Dietetic suggestions for spring and summer in consumptive cases
In spring and summer all kinds of fruits and berries may be used, and such vegetables as squash, asparagus, spinach, beets, green peas and beans, turnips, parsnips, carrots, and green corn. All of these vegetables should be cooked in a casserole dish.
The bowels should be kept free. (See treatment for "Constipation," p. 437.) Drink copiously of pure water.
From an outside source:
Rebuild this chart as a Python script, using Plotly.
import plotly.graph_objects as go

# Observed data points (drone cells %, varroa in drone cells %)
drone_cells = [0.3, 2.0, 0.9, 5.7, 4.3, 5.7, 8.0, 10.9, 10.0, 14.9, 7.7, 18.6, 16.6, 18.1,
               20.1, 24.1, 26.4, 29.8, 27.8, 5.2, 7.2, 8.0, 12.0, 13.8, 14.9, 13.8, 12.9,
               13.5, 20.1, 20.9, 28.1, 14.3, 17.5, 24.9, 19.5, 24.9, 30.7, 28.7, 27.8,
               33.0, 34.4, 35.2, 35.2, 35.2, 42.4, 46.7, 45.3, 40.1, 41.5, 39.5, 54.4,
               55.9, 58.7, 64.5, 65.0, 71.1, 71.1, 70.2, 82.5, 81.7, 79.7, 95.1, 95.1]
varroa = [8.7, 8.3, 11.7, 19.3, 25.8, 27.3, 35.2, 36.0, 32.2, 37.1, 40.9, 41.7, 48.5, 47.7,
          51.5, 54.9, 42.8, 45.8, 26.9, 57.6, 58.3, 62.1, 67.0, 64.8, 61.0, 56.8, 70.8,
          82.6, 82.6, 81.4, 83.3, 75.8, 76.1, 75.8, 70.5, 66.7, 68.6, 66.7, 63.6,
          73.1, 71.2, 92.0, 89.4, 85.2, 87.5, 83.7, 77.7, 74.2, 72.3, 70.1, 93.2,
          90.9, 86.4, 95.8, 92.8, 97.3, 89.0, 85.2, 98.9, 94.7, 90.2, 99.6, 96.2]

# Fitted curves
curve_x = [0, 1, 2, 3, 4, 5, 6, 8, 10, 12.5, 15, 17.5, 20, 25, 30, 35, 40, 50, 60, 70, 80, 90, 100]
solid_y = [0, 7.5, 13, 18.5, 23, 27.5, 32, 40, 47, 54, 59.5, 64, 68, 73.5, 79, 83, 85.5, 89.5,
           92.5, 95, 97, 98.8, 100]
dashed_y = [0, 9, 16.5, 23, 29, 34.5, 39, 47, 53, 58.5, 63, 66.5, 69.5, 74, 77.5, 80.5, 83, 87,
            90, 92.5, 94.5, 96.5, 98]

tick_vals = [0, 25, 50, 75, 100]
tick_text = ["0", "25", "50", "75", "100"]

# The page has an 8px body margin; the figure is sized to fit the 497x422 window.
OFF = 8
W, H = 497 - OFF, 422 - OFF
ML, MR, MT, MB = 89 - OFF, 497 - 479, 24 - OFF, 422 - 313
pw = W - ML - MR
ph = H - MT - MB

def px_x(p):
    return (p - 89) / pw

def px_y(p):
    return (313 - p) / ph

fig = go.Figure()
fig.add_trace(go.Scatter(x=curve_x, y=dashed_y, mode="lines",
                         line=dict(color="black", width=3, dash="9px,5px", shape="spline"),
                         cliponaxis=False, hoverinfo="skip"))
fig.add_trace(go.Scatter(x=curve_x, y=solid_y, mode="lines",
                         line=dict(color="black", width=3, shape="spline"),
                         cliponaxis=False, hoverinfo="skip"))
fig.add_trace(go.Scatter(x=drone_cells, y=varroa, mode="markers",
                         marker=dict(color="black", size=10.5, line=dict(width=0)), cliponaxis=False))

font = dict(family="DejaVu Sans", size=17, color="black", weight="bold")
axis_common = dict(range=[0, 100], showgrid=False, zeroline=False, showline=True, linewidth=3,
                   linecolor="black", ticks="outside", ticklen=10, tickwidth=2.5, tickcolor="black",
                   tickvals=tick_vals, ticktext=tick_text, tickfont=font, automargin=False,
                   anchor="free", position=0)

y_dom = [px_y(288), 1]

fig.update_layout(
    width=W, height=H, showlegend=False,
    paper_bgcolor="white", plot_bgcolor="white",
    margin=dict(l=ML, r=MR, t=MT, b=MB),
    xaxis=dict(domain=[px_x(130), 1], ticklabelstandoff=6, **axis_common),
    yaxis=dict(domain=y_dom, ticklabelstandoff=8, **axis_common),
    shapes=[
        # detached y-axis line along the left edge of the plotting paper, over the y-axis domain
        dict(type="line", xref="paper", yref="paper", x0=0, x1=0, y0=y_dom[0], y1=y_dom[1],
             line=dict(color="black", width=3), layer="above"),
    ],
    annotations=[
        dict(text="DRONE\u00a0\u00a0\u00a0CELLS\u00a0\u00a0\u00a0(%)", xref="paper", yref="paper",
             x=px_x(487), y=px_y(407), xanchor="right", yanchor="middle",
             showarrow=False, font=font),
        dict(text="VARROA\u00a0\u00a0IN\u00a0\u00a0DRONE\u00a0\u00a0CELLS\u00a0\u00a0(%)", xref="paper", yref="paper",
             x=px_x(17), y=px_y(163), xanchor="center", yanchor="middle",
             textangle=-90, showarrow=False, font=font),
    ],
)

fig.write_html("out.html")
Suggestions for the treatment of mild cases of consumption
If the patient is not far advanced, he should seek employment which affords constant exercise in the open air, preferably in the hills or mountains, and the labor should be of such a character as to cause normal activity of the liver and the bowels, and to enforce deep respiration. A spirometer or lung-measuring machine should be secured, and the patient should practise upon this night and morning, endeavoring each day to register from one to five cubic inches more than the previous day, until every air cell of the lungs is opened and the full capacity is reached, which should be about 315 cubic inches for the average man, and 250 for the woman of normal size.
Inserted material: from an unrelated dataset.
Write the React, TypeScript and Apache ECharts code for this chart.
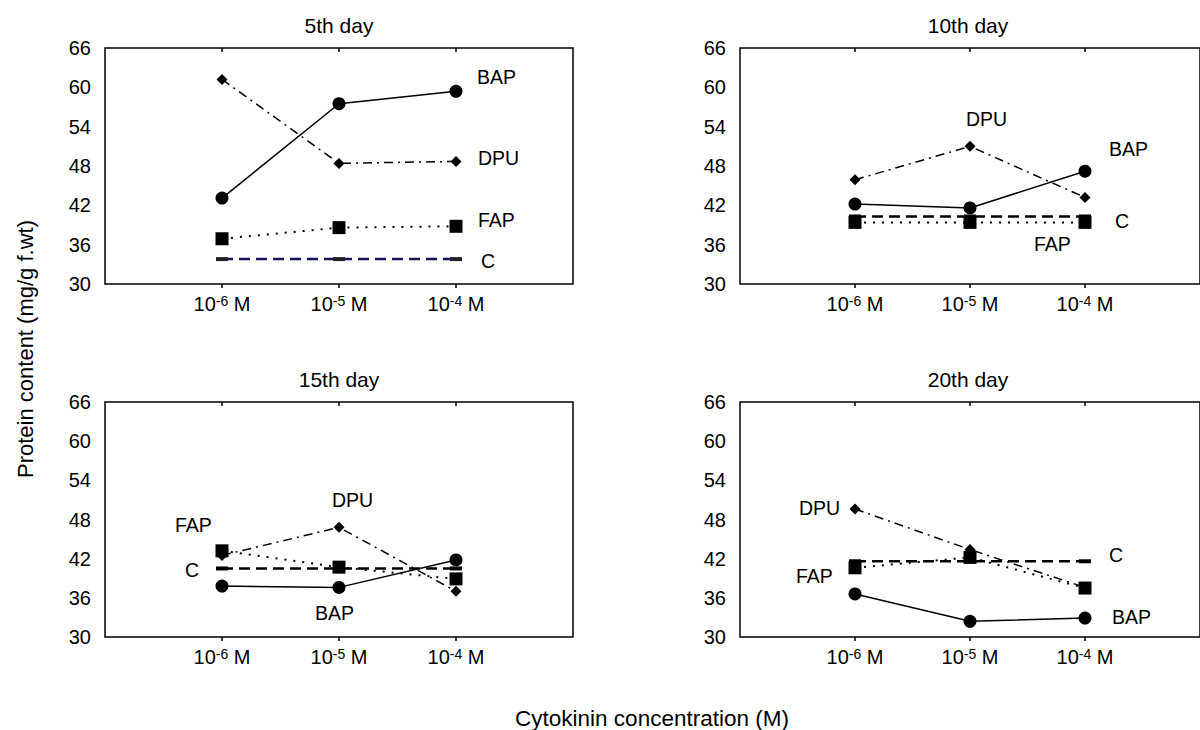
import React, { useEffect, useRef } from "react";
import * as echarts from "echarts";

// ---- data ----
const concentrations = [1, 2, 3];
const exponents = ["-6", "-5", "-4"];
const panelTitles = ["5th day", "10th day", "15th day", "20th day"];
const seriesNames = ["BAP", "DPU", "FAP", "C"];

const bap5 = [43.1, 57.5, 59.4];
const dpu5 = [61.2, 48.4, 48.7];
const fap5 = [36.9, 38.6, 38.8];
const c5 = [33.8, 33.8, 33.8];

const bap10 = [42.2, 41.6, 47.2];
const dpu10 = [45.9, 51.0, 43.2];
const fap10 = [39.4, 39.4, 39.4];
const c10 = [40.3, 40.3, 40.3];

const bap15 = [37.8, 37.6, 41.8];
const dpu15 = [42.5, 46.8, 37.0];
const fap15 = [43.2, 40.7, 38.9];
const c15 = [40.5, 40.5, 40.5];

const bap20 = [36.6, 32.4, 32.9];
const dpu20 = [49.6, 43.4, 37.6];
const fap20 = [40.6, 42.2, 37.5];
const c20 = [41.6, 41.6, 41.6];

const panelData = [
  [bap5, dpu5, fap5, c5],
  [bap10, dpu10, fap10, c10],
  [bap15, dpu15, fap15, c15],
  [bap20, dpu20, fap20, c20],
];

const FONT = "Liberation Sans, Arial, Helvetica, sans-serif";

const grids = [
  { left: 105, top: 48, width: 468, height: 236 },
  { left: 740, top: 48, width: 468, height: 236 },
  { left: 105, top: 402, width: 468, height: 235 },
  { left: 740, top: 402, width: 468, height: 235 },
];

const styleFor = (name: string, panel: number) => {
  const black = "#000";
  switch (name) {
    case "BAP":
      return { symbol: "circle", symbolSize: 13, lineStyle: { color: black, width: 1.5, type: "solid" }, itemStyle: { color: black } };
    case "DPU":
      return { symbol: "diamond", symbolSize: 11, lineStyle: { color: black, width: 1.5, type: [9, 5, 2, 5] }, itemStyle: { color: black } };
    case "FAP":
      return { symbol: "rect", symbolSize: 13, lineStyle: { color: black, width: 2, type: [2, 7] }, itemStyle: { color: black } };
    default: {
      const col = panel === 0 ? "#14145a" : black;
      return { symbol: "rect", symbolSize: [12, 4], lineStyle: { color: col, width: 2.5, type: [11, 6] }, itemStyle: { color: panel === 0 ? "#222" : black } };
    }
  }
};

// annotation label positions (pixels)
const labelPos: [string, number, number][][] = [
  [["BAP", 477, 77], ["DPU", 478, 158], ["FAP", 478, 220], ["C", 481, 261]],
  [["DPU", 966, 119], ["BAP", 1109, 149], ["C", 1115, 221], ["FAP", 1034, 244]],
  [["FAP", 175, 525], ["C", 185, 570], ["DPU", 332, 500], ["BAP", 315, 613]],
  [["DPU", 799, 508], ["C", 1109, 555], ["FAP", 796, 576], ["BAP", 1112, 617]],
];
const titlePos: [number, number][] = [
  [339, 25],
  [968, 25],
  [339, 379],
  [968, 379],
];

export default function App() {
  const ref = useRef<HTMLDivElement>(null);
  useEffect(() => {
    if (!ref.current) return;
    const chart = echarts.init(ref.current, undefined, { renderer: "svg" });

    const xAxes: any[] = [];
    const yAxes: any[] = [];
    const series: any[] = [];
    const graphics: any[] = [];

    grids.forEach((g, i) => {
      xAxes.push({
        type: "value",
        gridIndex: i,
        min: 0,
        max: 4,
        interval: 1,
        position: "bottom",
        axisLine: { show: false },
        splitLine: { show: false },
        axisTick: { show: true, customValues: concentrations, inside: false, length: 4, lineStyle: { color: "#000", width: 1.5 } },
        axisLabel: {
          customValues: concentrations,
          color: "#000",
          fontFamily: FONT,
          fontSize: 20,
          margin: 10,
          formatter: (v: number) => `10{s|${exponents[Math.round(v) - 1]}} M`,
          rich: {
            s: { fontSize: 14, fontFamily: FONT, color: "#000", verticalAlign: "top", lineHeight: 14, padding: [0, 0, 10, 0] },
          },
        },
      });
      xAxes.push({
        type: "value",
        gridIndex: i,
        min: 0,
        max: 4,
        interval: 1,
        position: "top",
        axisLine: { show: false },
        splitLine: { show: false },
        axisTick: { show: true, customValues: concentrations, inside: true, length: 4, lineStyle: { color: "#000", width: 1.5 } },
        axisLabel: { show: false },
      });
      yAxes.push({
        type: "value",
        gridIndex: i,
        min: 30,
        max: 66,
        interval: 6,
        axisLine: { show: false },
        axisTick: { show: false },
        splitLine: { show: false },
        axisLabel: { color: "#000", fontFamily: FONT, fontSize: 20, margin: 14 },
      });

      panelData[i].forEach((vals, k) => {
        const name = seriesNames[k];
        series.push({
          type: "line",
          name,
          xAxisIndex: i * 2,
          yAxisIndex: i,
          data: concentrations.map((c, j) => [c, vals[j]]),
          ...styleFor(name, i),
          z: name === "BAP" ? 5 : 4,
        });
      });

      graphics.push({
        type: "text",
        x: titlePos[i][0],
        y: titlePos[i][1],
        style: { text: panelTitles[i], fill: "#000", fontSize: 21, fontFamily: FONT, align: "center", verticalAlign: "middle" },
      });
      labelPos[i].forEach(([t, x, y]) => {
        graphics.push({
          type: "text",
          x,
          y,
          style: { text: t, fill: "#000", fontSize: 19.5, fontFamily: FONT, align: "left", verticalAlign: "middle" },
        });
      });
    });

    graphics.push({
      type: "text",
      x: 652,
      y: 718,
      style: { text: "Cytokinin concentration (M)", fill: "#000", fontSize: 22.5, fontFamily: FONT, align: "center", verticalAlign: "middle" },
    });
    graphics.push({
      type: "text",
      x: 25,
      y: 349,
      rotation: Math.PI / 2,
      style: { text: "Protein content (mg/g f.wt)", fill: "#000", fontSize: 22, fontFamily: FONT, align: "center", verticalAlign: "middle" },
    });

    chart.setOption({
      animation: false,
      backgroundColor: "#fff",
      grid: grids.map((g) => ({ ...g, show: true, borderColor: "#000", borderWidth: 1.5, backgroundColor: "transparent", containLabel: false })),
      xAxis: xAxes,
      yAxis: yAxes,
      series,
      graphic: graphics,
    });
    return () => chart.dispose();
  }, []);
  return <div ref={ref} style={{ position: "absolute", left: 0, top: 0, width: 1200, height: 730 }} />;
}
General rules of hygiene in consumptive cases
Contrary to usual customs and theories, the patient should take a cool sponge bath every morning, in a warm room, except in very cold weather. It should be followed by a vigorous rub down and deep breathing. Wear thin cotton under-clothes. Dress as lightly as possible, except when exposed where exercise or motion cannot be taken, such as riding in an open car or vehicle. Nature's method of producing hardihood and increasing endurance is by means of exposure. The house-plant life is conducive and favorable to tuberculosis.
Importance of perfect oxidation
The most important thing in the treatment of this dis-ease is perfect oxidation (breathing). Every cell of the lungs should be filled at every breath. The lungs should be filled to their extreme capacity, one hundred or more times a day, with pure, fresh, dustless air. The patient should never breathe the same breath twice; especially should he not breathe the air that has been used by other people, or by pet animals in a closed room.